The Electronic Frontier Foundation (EFF) has sued the US government in an attempt to overturn a part of the DMCA that it says violates the First Amendment. The provisions, contained in Section 1201, restrict user access to purchased content including videos, music and the software used in cars, appliances and devices. "The First Amendment preserves our right to ... research and talk about the computer code that controls so much of our world," says EFF Staff Attorney Kit Walsh. "Section 1201 threatens ordinary people with financial ruin or even a prison sentence for exercising those freedoms."

Section 1201 was originally enacted to combat piracy, but has instead has "served to restrict people's ability to access, use and even speak about copyrighted materials," the EFF says. It can inhibit, for example, a buyer's ability to repair their own device, remix music or video and study software installed in cars, computers and other devices. Firms often sue users even when they make "fair use" of content for things like satire or criticism, a practice that's full protected by free speech laws.

The organization is suing on behalf of two individuals well known in the tech world, inventor Andrew "bunnie" Huang (who recently worked with Edward Snowden on a cellphone signal-blocking device) and John Hopkins security researcher Matthew Green. Huang is interested in developing devices that would allow consumers to add Twitter comments, captions and other overlays to high-definition video, but fears running afoul of the law. "Section 1201 prevents the act of creation from being spontaneous," said Huang, who added that America will soon fall behind other nations in tech if the law isn't changed.

YouTube is a frequent target of DMCA takedown orders.

Matthew Green and his students have uncovered security flaws in vehicles, Apple's iMessage text system and the encryption used for the web. He calls such work a "precious commodity," but says that a lot of companies don't feel that way, even when it ultimately benefits them. "Companies use the courts to silence researchers who have embarrassing things to say about their products, or who uncover too many of those products' internal details," Green said on his blog.
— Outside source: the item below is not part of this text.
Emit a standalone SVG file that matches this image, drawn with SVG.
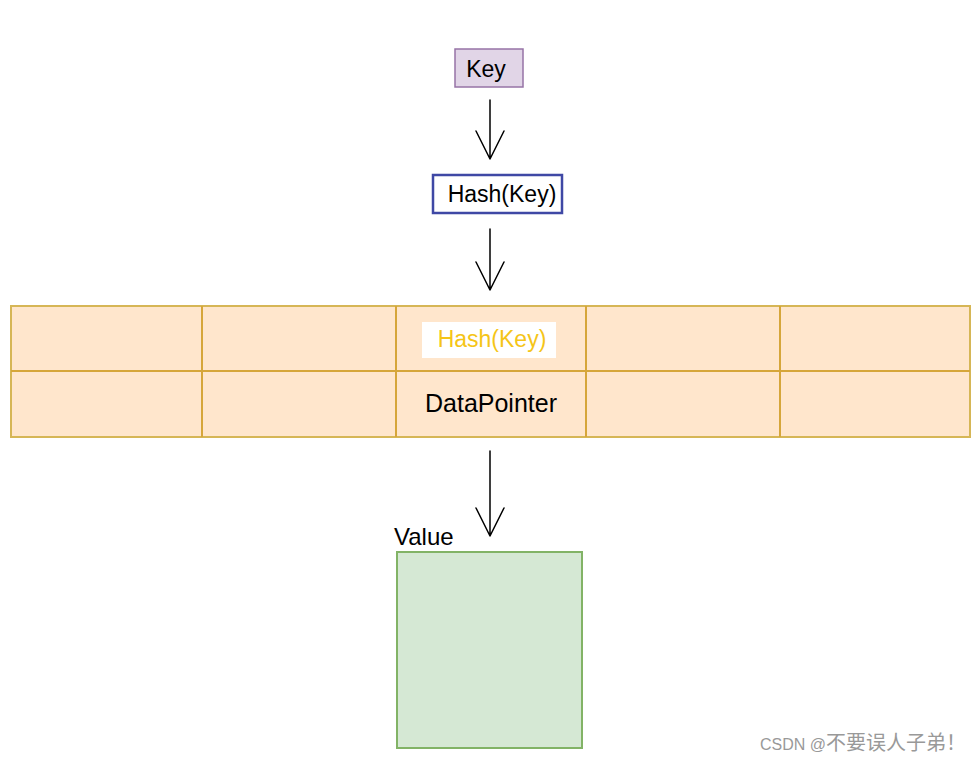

Working with its own counsel and a private law firm specializing in tech law, the EFF is challenging the anti-circumvention and anti-trafficking provisions contained in Section 1201. While the organization is suing the US government, it's also likely to face the MPAA and RIAA, which represent the recording and motion picture industries in the US. Those associations are often the ones filing lawsuits and takedown notices against consumers, and have reportedly spent tens of millions of dollars lobbying in Washington.